Natural Lump Charcoal
For cooking purposes, charcoal comes in two different shapes: lump
charcoal and briquettes. Lump charcoal is charcoal which has not been
formed into briquettes. Briquettes are the pillow shaped little pieces of
compressed ground charcoal.
Always use lump charcoal in the Primo®. Primo® Grills and Smokers
use a fire bowl to hold the charcoal. As the charcoal burns, the ash falls
down into the bottom of the bowl. There isn't much room for a lot of ash.
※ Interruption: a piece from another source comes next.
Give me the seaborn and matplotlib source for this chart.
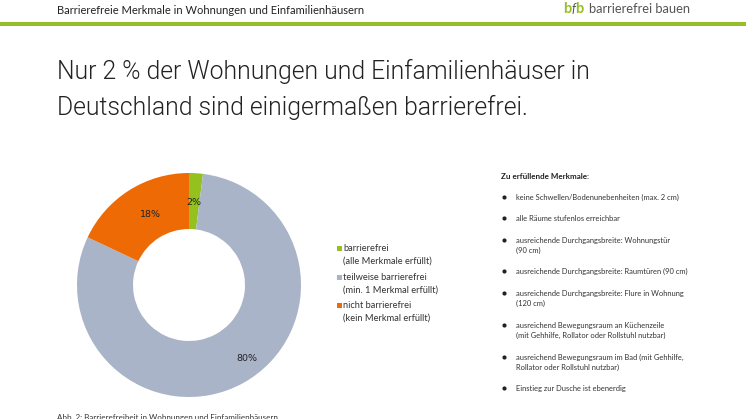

Lump charcoal produces low amounts of ash and will burn at whatever
rate and temperature that you allow it to. It also tends to burn hotter
and light faster than briquettes.
The Process
Natural Lump Charcoal comes from partially burning wood or heating
wood without the use of oxygen. In doing so, this charred wood
becomes carbon. During the process of making charcoal, volatile
compounds in the wood (water, hydrogen, methane and tars) pass off
as vapors into the air, and the carbon is converted into charcoal.
The Properties
Since Charcoal is pure wood carbon, it weights much less than its
original state. It is also free of tars (which can contain carcinogenic
compounds, like benzo-a-pyrene). Unlike charcoal briquettes, which
contain different chemicals, natural charcoal is 100% carbon.
Types of Lump Charcoal
There are 2 types of charcoal: the first type comes from natural wood
which has been cut and made into charcoal. This is as natural as you
can get. The wood comes from trees, branches and scrap pieces from
saw mills. The second type comes from using processed scrap wood
and tuning it into charcoal. Processed scrap wood tends to burn faster
since its density is less than natural. This is because there is less
moisture in the wood at the time it is transformed into charcoal.
Lighting Lump Charcoal
Never use starter fluid!
It will give an undesirable flavor to your food
and absorb into the ceramic. There are many other ways to light lump
charcoal. You can use paraffin fireplace starter blocks (Primo®
recommended), electric starters, propane sticks, weed burners,
propane torches, MAP gas torches and Chimney starters.